Last updated on: October 2, 2020, 07:53h.
The Cache Creek Casino Resort in Northern California has been the victim of a cyber attack.
Owned and operated by the Yocha Dehe Wintun Nation, the Native American casino shut down on September 20. At the time, it cited a “systems infrastructure failure” as the reason. This week, the property informed guests that it was the target of an external computer attack.
“We are working closely with independent experts who regularly investigate incidents of this type to determine any risks to data security. Attacks like these are significant and can take weeks to research thoroughly,” an update on the casino’s website explains.
If it is determined the personal information of guests or employees was exposed, we will notify affected individuals in writing. To further reassure our community, we repeat our commitment to continued full pay and benefits for our employees during this time, whether they have been asked to report for their regular shifts or not,” the notice added.
Located in Capay Valley some 30 miles northwest of Sacramento, Cache Creek offers 2,300 slot machines and 120 table games, plus a 14-table poker room. The resort has a 200-room hotel, nine restaurants, and a golf course.
In computer terminology, a cache is a hardware or software component that stores data so that future requests for that data are served faster for the computer user.
Cybercriminals utilize various forms of malicious code and software to infiltrate computer networks and systems. With US casinos hosting millions of guests each year and facilitating the transfers of tens of billions of dollars, the private data of gaming floors and resorts is seen as a gold mine for cybercriminals.
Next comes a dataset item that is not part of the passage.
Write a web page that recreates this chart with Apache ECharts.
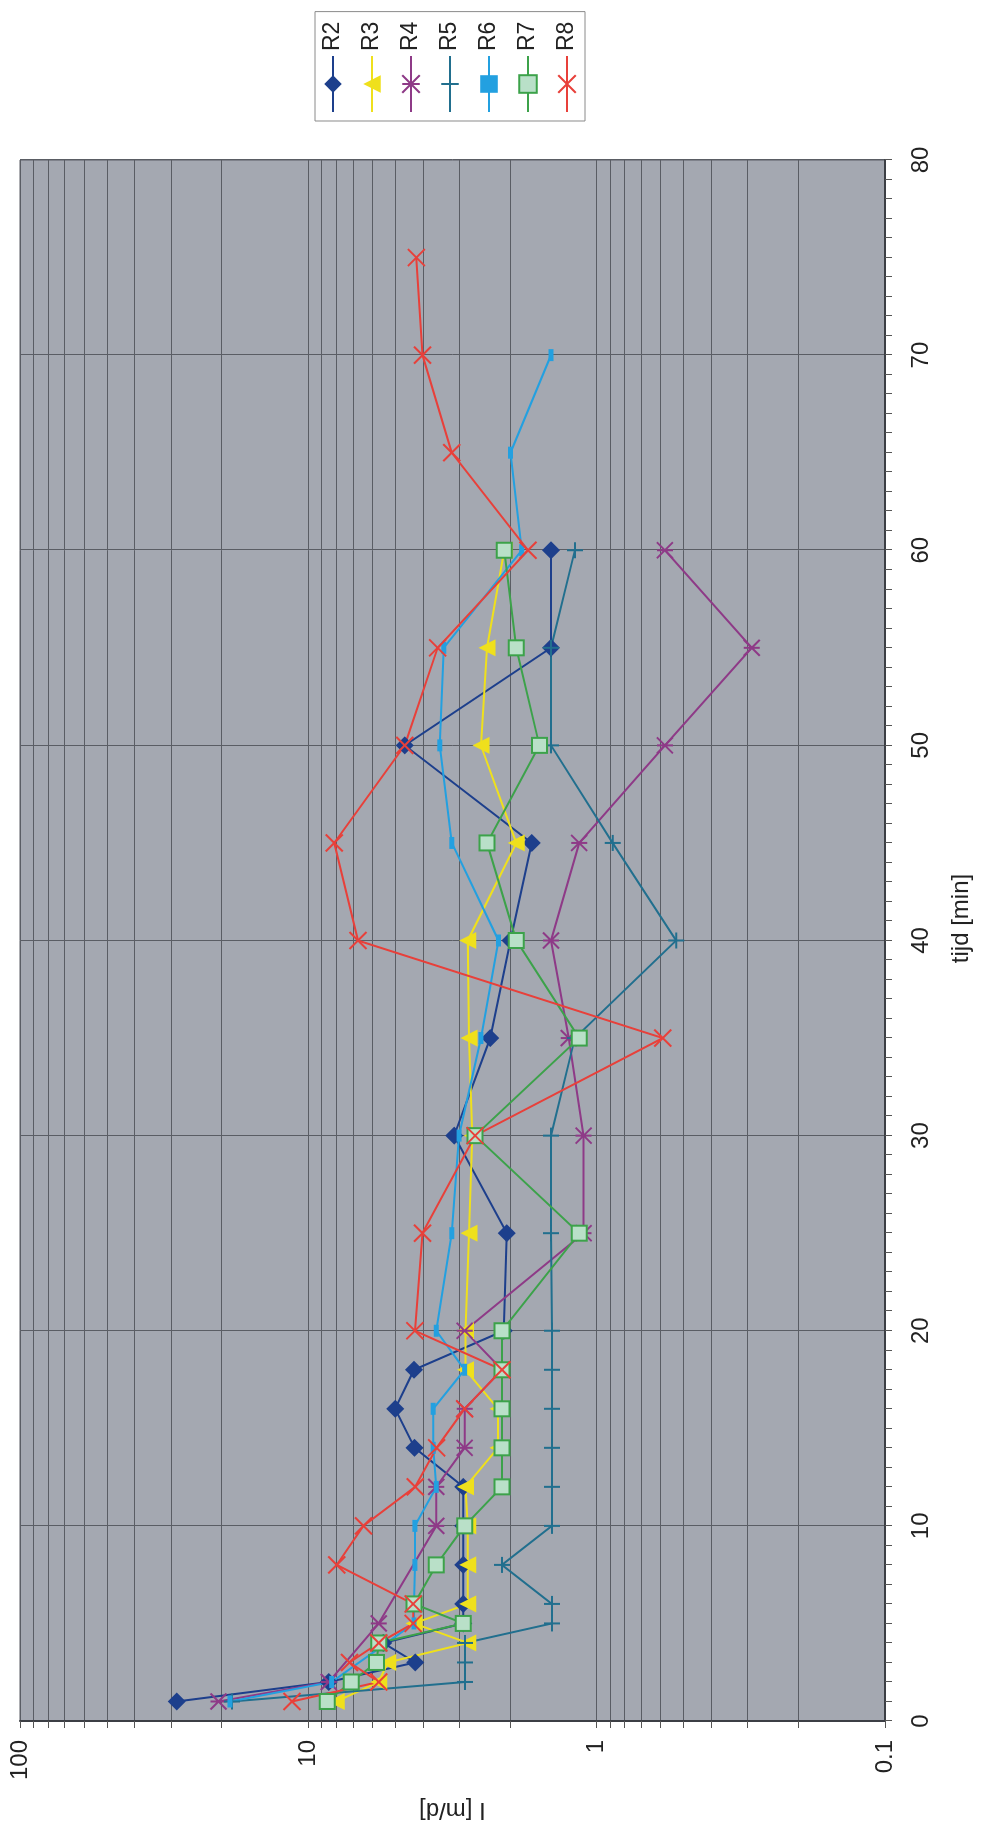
<!DOCTYPE html>
<html>
<head>
<meta charset="utf-8">
<script src="https://cdn.jsdelivr.net/npm/echarts@6/dist/echarts.min.js"></script>
<style>
html,body{margin:0;padding:0;background:#fff;width:984px;height:1840px;overflow:hidden;}
#wrap{position:absolute;left:0;top:0;width:1840px;height:984px;transform-origin:0 0;transform:translateY(1840px) rotate(-90deg);}
#chart{width:1840px;height:984px;}
</style>
</head>
<body>
<div id="wrap"><div id="chart"></div></div>
<script>
// time in minutes
const times = [1,2,3,4,5,6,8,10,12,14,16,18,20,25,30,35,40,45,50,55,60,65,70,75];
// I [m/d] per series (null = no measurement)
const R2 = [28.6,8.5,4.26,5.5,2.9,2.9,2.9,2.9,2.9,4.28,5.0,4.3,2.1,2.05,3.12,2.34,1.99,1.68,4.63,1.44,1.44,null,null,null];
const R3 = [8.0,5.7,5.3,2.8,4.3,2.8,2.8,2.8,2.85,2.2,2.2,2.85,2.85,2.77,2.7,2.77,2.8,1.9,2.52,2.4,2.09,null,null,null];
const R4 = [20.5,8.5,null,null,5.7,null,null,3.6,3.6,2.87,2.87,2.13,2.87,1.11,1.11,1.25,1.44,1.15,0.58,0.29,0.58,null,null,null];
const R5 = [18.4,2.86,2.86,2.86,1.43,1.43,2.13,1.43,1.43,1.43,1.43,1.43,1.43,1.44,1.44,1.19,0.53,0.88,1.44,1.44,1.19,null,null,null];
const R6 = [18.7,8.3,null,null,4.3,4.3,4.27,4.27,3.6,3.69,3.69,2.87,3.6,3.18,3.0,2.52,2.19,3.18,3.5,3.39,1.82,1.99,1.44,null];
const R7 = [8.6,7.1,5.8,5.7,2.9,4.3,3.6,2.87,2.13,2.13,2.13,2.13,2.13,1.15,2.64,1.15,1.9,2.4,1.58,1.9,2.09,null,null,null];
const R8 = [11.4,5.7,7.2,5.7,4.33,4.33,7.97,6.44,4.26,3.59,2.87,2.13,4.27,4.02,2.64,0.59,6.73,8.13,4.63,3.56,1.73,3.18,4.02,4.22];
const seriesNames = ['R2','R3','R4','R5','R6','R7','R8'];
const seriesValues = [R2,R3,R4,R5,R6,R7,R8];
const timeLabelValues = [0,10,20,30,40,50,60,70,80];
const logLabelValues = [0.1,1,10,100];
const logTickValues = [0.1,0.2,0.3,0.4,0.5,0.6,0.7,0.8,0.9,1,2,3,4,5,6,7,8,9,10,20,30,40,50,60,70,80,90,100];

const styles = {
  R2:{color:'#1d3f8c', symbol:'diamond', size:18, fill:'#1d3f8c', bw:0},
  R3:{color:'#efe01c', symbol:'triangle', size:17, fill:'#efe01c', bw:0},
  R4:{color:'#8e3a87', symbol:'path://M0,0L10,10M10,0L0,10M5,0L5,10', size:16, fill:'#8e3a87', bw:2},
  R5:{color:'#216f8e', symbol:'path://M5,0L5,10M0,5L10,5', size:16, fill:'#216f8e', bw:2},
  R6:{color:'#23a0e0', symbol:'rect', size:[12,5], fill:'#23a0e0', bw:0},
  R7:{color:'#3ca24a', symbol:'rect', size:15, fill:'#b9e0c8', bw:2},
  R8:{color:'#e8403a', symbol:'path://M0,0L10,10M10,0L0,10', size:17, fill:'#e8403a', bw:2}
};

const font = 'Liberation Sans, Arial, sans-serif';
const series = seriesNames.map((n,i)=>{
  const s = styles[n];
  return {
    name:n, type:'line',
    data: times.map((t,k)=>[t, seriesValues[i][k]]),
    connectNulls:true,
    symbol:s.symbol, symbolSize:s.size,
    showAllSymbol:true,
    lineStyle:{color:s.color,width:2},
    itemStyle:{color:s.fill,borderColor:s.color,borderWidth:s.bw,opacity:1},
    emphasis:{disabled:true},
    animation:false
  };
});

const chart = echarts.init(document.getElementById('chart'));
chart.setOption({
  animation:false,
  backgroundColor:'#ffffff',
  textStyle:{fontFamily:font},
  legend:{
    orient:'vertical', left:1719, top:315,
    data:seriesNames,
    itemWidth:56, itemHeight:22, itemGap:15,
    padding:[6,10,6,8],
    borderColor:'#8a8a8a', borderWidth:1, backgroundColor:'#fff',
    textStyle:{fontSize:23,color:'#222',lineHeight:24,fontFamily:font},
    selectedMode:false
  },
  grid:{left:119,right:160,top:20,bottom:99,show:true,backgroundColor:'#a4a8b1',borderColor:'#5a5d64',borderWidth:1,containLabel:false},
  xAxis:{
    type:'value', min:0, max:80, interval:10,
    name:'tijd [min]', nameLocation:'middle', nameGap:64,
    nameTextStyle:{fontSize:24,color:'#222',fontFamily:font,padding:[0,0,0,44]},
    axisLine:{show:true,onZero:false,lineStyle:{color:'#3c3f45',width:2}},
    axisTick:{show:true,length:7,lineStyle:{color:'#555'}},
    minorTick:{show:true,splitNumber:10,length:7,lineStyle:{color:'#555'}},
    splitLine:{show:true,lineStyle:{color:'#5a5d64',width:1}},
    axisLabel:{fontSize:24,color:'#222',margin:24,fontFamily:font,
      customValues:timeLabelValues}
  },
  yAxis:{
    type:'log', logBase:10, min:0.1, max:100,
    name:'I [m/d]', nameLocation:'middle', nameGap:77,
    nameTextStyle:{fontSize:24,color:'#222',fontFamily:font},
    axisLine:{show:true,onZero:false,lineStyle:{color:'#3c3f45',width:2}},
    axisTick:{show:true,length:7,lineStyle:{color:'#555'},customValues:logTickValues},
    splitLine:{show:true,lineStyle:{color:'#5a5d64',width:1}},
    axisLabel:{fontSize:24,color:'#222',margin:19,fontFamily:font,
      customValues:logLabelValues,
      formatter:v=>String(Math.round(v*10)/10)}
  },
  series:series
});
</script>
</body>
</html>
In 2013, Las Vegas Sands’ computer network was the victim of a cyber attack. Customer data, including credit cards, Social Security numbers, and driver’s licenses were compromised.
More recently, MGM Resorts was attacked in 2019 by a dark web criminal unit. Personal data of more than 10.6 million guests was stolen. But the casino giant said credit card information and passwords were not obtained.
Golden Entertainment, which owns the Las Vegas Strip’s Strat and eight other Nevada casinos, plus one in Maryland, announced last year that private information regarding its employees was compromised in an online attack.
The Sacramento Bee says federal authorities are assisting the Cache Creek Casino in determining who was behind the cyberattack, and what information was potentially stolen. The FBI is reportedly investigating if the attack’s goal is to hold the tribe hostage until a ransom payment is made.
Cache Creek is remaining closed until the casino is able to “fortify our infrastructure.”
“Unfortunately, and as reported in the news, these computer attacks are becoming increasingly frequent, with major banks, a large healthcare company, and a well-known Las Vegas casino becoming recent targets,” the casino’s statement concluded.